CHEADLE: I don’t think the girls were interested. I don’t remember Catherine or Julia saying, “Hey, gimme the rock.”

CLOONEY: We had a pretty good team.

CHEADLE: Yeah, we want to start challenging other movies—The Polar Express, SpongeBob, The Incredibles. We could take ‘em.

CLOONEY: And the Golden Girls. We fear no-one.

EMPIRE: Do you think there are inherent pitfalls in sequels—you know, diminishing returns, rehashing the original?

CHEADLE: Well, we wouldn’t have shown up if Steven hadn’t come up with a new way to tell the story. The only danger in doing a sequel is repeating yourself. And the only danger in doing a sequel is repeating yourself. Sorry, that just made me laugh.

EMPIRE: This movie seems to follow the Empire Strikes Back rule. First one you’re the cool dudes, this one you get screwed, basically…

CLOONEY: Yeah, I guess in the first one you were never in any doubt we were going to pull it off. In this one we get thrown and we’re these bumbling idiots. So, very similar to Empire Strikes back, yes.

CHEADLE: So what? So it’s like Empire Strikes Back. Is that a bad thing?

DAMON: At least it’s not Return Of The Jedi. We don’t have those little frikkin’ Ewoks running around.

CHEADLE: No. they’re thirteen.

EMPIRE: So there’ll be an Ocean’s Thirteen?

WEINTRAUB: We don’t discuss that; it’s bad luck.

PITT: I’m doin’ it!

CLOONEY: We were in pre-production on the next batman when my Batman came out. That put a little hitch in our ‘gitalong’.

CHEADLE: Are you still contractually obligated to do that?

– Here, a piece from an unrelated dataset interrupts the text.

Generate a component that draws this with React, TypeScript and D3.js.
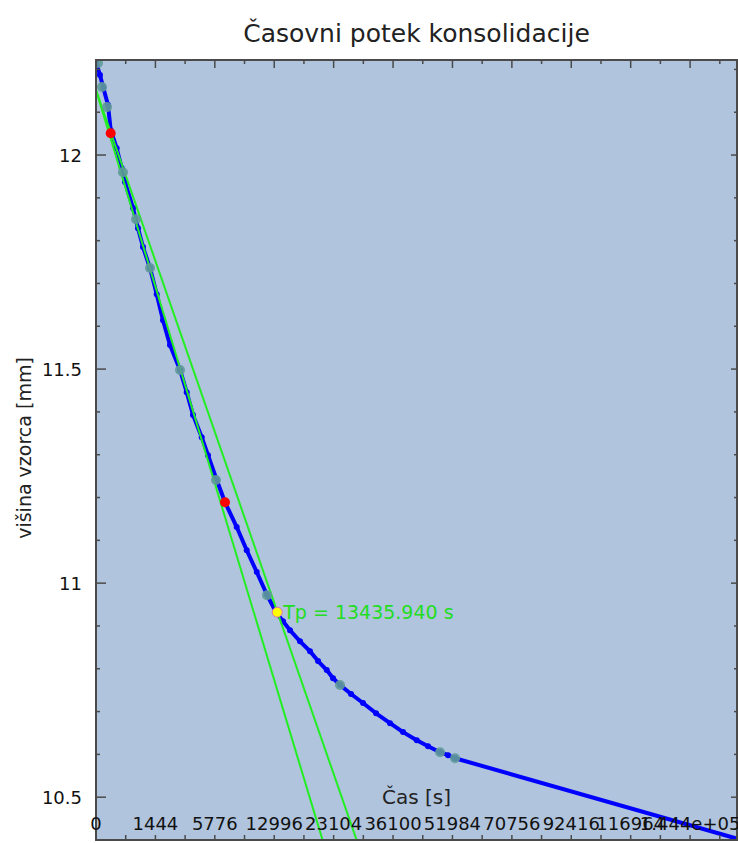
import * as d3 from 'd3'

const TITLE = 'Časovni potek konsolidacije'
const X_TITLE = 'Čas [s]'
const Y_TITLE = 'višina vzorca [mm]'

// meritve: čas [s] in višina vzorca [mm]
const timeS = [
  0, 6.5, 21.8, 58.9, 88.4, 175, 270, 344, 560, 722,
  904, 1193, 1508, 1837, 2241, 2888, 3367, 3850, 4572, 5134,
  5962, 6810, 8101, 9295, 10568, 11925, 13260, 14311, 15401, 17031,
  18741, 20169, 21781, 22987, 24364, 26611, 29173, 32085, 35373, 38570,
  42091, 45110, 48427, 50706, 52744, 176100
]
const heightMm = [
  12.218, 12.187, 12.157, 12.117, 12.058, 12.016, 11.970, 11.937, 11.876, 11.829,
  11.785, 11.736, 11.675, 11.614, 11.556, 11.498, 11.446, 11.393, 11.341, 11.299,
  11.241, 11.189, 11.131, 11.077, 11.026, 10.974, 10.932, 10.911, 10.890, 10.864,
  10.841, 10.818, 10.797, 10.778, 10.762, 10.741, 10.720, 10.696, 10.673, 10.652,
  10.633, 10.619, 10.605, 10.598, 10.591, 10.393
]

// odčitki, označeni s sivo-zelenimi pikami
const markT = [1.6, 14.7, 49.5, 298, 655, 1193, 2888, 5893, 11967, 24364, 48427, 52744]
const markH = [12.215, 12.159, 12.112, 11.960, 11.850, 11.736, 11.498, 11.241, 10.972, 10.762, 10.605, 10.591]

// točki, med katerima je izbran linearni del
const fitT = [88.4, 6810]
const fitH = [12.051, 11.189]

// Taylorjeva metoda: premica in premica z 1.15x abscisami
const tangentH0 = 12.152
const tangentSlope = [0.01209, 0.01051]

const tpT = 13435.94
const tpH = 10.932
const tpLabel = 'Tp = 13435.940 s'

const xTickValues = [0, 1444, 5776, 12996, 23104, 36100, 51984, 70756, 92416, 116964, 144400]
const xTickLabels = ['0', '1444', '5776', '12996', '23104', '36100', '51984', '70756', '92416', '116964', '1.444e+05']
const yTickValues = [10.5, 11, 11.5, 12]
const yTickLabels = ['10.5', '11', '11.5', '12']

const X_MAX = 168100
const Y_MIN = 10.4
const Y_MAX = 12.222

const FONT = '"DejaVu Sans", sans-serif'

export default function App() {
  const width = 738
  const height = 843
  const plot = { x0: 96, x1: 737, y0: 60, y1: 840 }

  const x = d3.scaleSqrt().domain([0, X_MAX]).range([plot.x0, plot.x1])
  const y = d3.scaleLinear().domain([Y_MIN, Y_MAX]).range([plot.y1, plot.y0])

  const pts: [number, number][] = timeS.map((t, i) => [t, heightMm[i]])
  const line = d3.line<[number, number]>().x(d => x(d[0])).y(d => y(d[1]))

  // minor ticks halfway between labelled ones (in sqrt space)
  const xStep = Math.sqrt(xTickValues[1]) / 2
  const xMinor = d3.range(0, Math.sqrt(X_MAX), xStep).map(s => s * s)
  const yMinor = d3.range(0, 20)
    .map(i => +(Y_MIN + i * 0.1).toFixed(1))
    .filter(v => v > Y_MIN + 0.01 && v < Y_MAX)

  const tangents = tangentSlope.map(a => {
    const sEnd = (tangentH0 - (Y_MIN - 0.1)) / a
    return [[0, tangentH0], [sEnd * sEnd, tangentH0 - a * sEnd]] as [number, number][]
  })

  const axisColor = '#4a4a4a'
  const isMajorX = (v: number) => xTickValues.some(m => Math.abs(m - v) < 1)
  const isMajorY = (v: number) => yTickValues.some(m => Math.abs(m - v) < 0.001)

  return (
    <>
      <style>{'body{margin:0}'}</style>
      <svg width={width} height={height} style={{ display: 'block', fontFamily: FONT }}>
        <defs>
          <clipPath id="plot-clip">
            <rect x={plot.x0} y={plot.y0} width={plot.x1 - plot.x0} height={plot.y1 - plot.y0} />
          </clipPath>
        </defs>

        <rect x={0} y={0} width={width} height={height} fill="white" />
        <rect x={plot.x0} y={plot.y0} width={plot.x1 - plot.x0} height={plot.y1 - plot.y0} fill="#b0c4de" />

        <text x={(plot.x0 + plot.x1) / 2} y={42} textAnchor="middle" fontSize={25} fill="#222">
          {TITLE}
        </text>

        <g clipPath="url(#plot-clip)">
          {/* measured curve */}
          <path d={line(pts) ?? ''} fill="none" stroke="#0000ff" strokeWidth={4} strokeLinejoin="round" />
          {pts.slice(0, -1).map((d, i) => (
            <circle key={`p-${i}`} cx={x(d[0])} cy={y(d[1])} r={3} fill="#0000ff" />
          ))}

          {/* tangent lines */}
          {tangents.map((tl, i) => (
            <path key={`tan-${i}`} d={line(tl) ?? ''} fill="none" stroke="#22ee22" strokeWidth={2} />
          ))}

          {markT.map((t, i) => (
            <circle key={`m-${i}`} cx={x(t)} cy={y(markH[i])} r={5} fill="#5f9a98" fillOpacity={0.9} />
          ))}
          {fitT.map((t, i) => (
            <circle key={`f-${i}`} cx={x(t)} cy={y(fitH[i])} r={5} fill="#ff0000" />
          ))}
          <circle cx={x(tpT)} cy={y(tpH)} r={5} fill="#ffff00" stroke="#e070b0" strokeWidth={1} />
          <text x={x(tpT) + 6} y={y(tpH) + 7} fontSize={19} fill="#22dd22">{tpLabel}</text>
        </g>

        {/* frame */}
        <rect x={plot.x0} y={plot.y0} width={plot.x1 - plot.x0} height={plot.y1 - plot.y0}
          fill="none" stroke={axisColor} strokeWidth={2} />

        {/* x ticks, top and bottom */}
        {xMinor.map((v, i) => {
          const px = x(v)
          const len = isMajorX(v) ? 8 : 4
          return (
            <g key={`xt-${i}`} stroke={axisColor} strokeWidth={1.5}>
              <line x1={px} x2={px} y1={plot.y0} y2={plot.y0 + len} />
              <line x1={px} x2={px} y1={plot.y1} y2={plot.y1 - 5} />
            </g>
          )
        })}

        {/* y ticks, left and right */}
        {yMinor.map((v, i) => {
          const py = y(v)
          const len = isMajorY(v) ? 10 : 4
          return (
            <g key={`yt-${i}`} stroke={axisColor} strokeWidth={1.5}>
              <line x1={plot.x0} x2={plot.x0 + len} y1={py} y2={py} />
              <line x1={plot.x1} x2={plot.x1 - (isMajorY(v) ? 6 : 3)} y1={py} y2={py} />
            </g>
          )
        })}

        {xTickValues.map((v, i) => (
          <text key={`xl-${i}`} x={x(v)} y={830} textAnchor="middle" fontSize={18} fill="#111">
            {xTickLabels[i]}
          </text>
        ))}
        {yTickValues.map((v, i) => (
          <text key={`yl-${i}`} x={82} y={y(v)} dy="0.36em" textAnchor="end" fontSize={18} fill="#111">
            {yTickLabels[i]}
          </text>
        ))}

        <text x={(plot.x0 + plot.x1) / 2} y={804} textAnchor="middle" fontSize={20} fill="#222">
          {X_TITLE}
        </text>
        <text transform={`translate(31, 448) rotate(-90)`} textAnchor="middle" fontSize={19} fill="#222">
          {Y_TITLE}
        </text>
      </svg>
    </>
  )
}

PITT: You know they’re doin’ it.

CLOONEY: Yeah. Some fuckin’ young people. But it’s okay, man; it’s cool. “Freeze, Mr. Freeze!” I keep saying it, nobody hears me. I wake up in the middle of the night screaming, “I’m Batman!”

WEINTRAUB: If the right story comes along, maybe we’ll do it. Who knows? I can’t say right now.

CHEADLE: Actually, we’ve already decided. The next one’s gonna be a musical: Ocean’s 5, 6, 7, 8.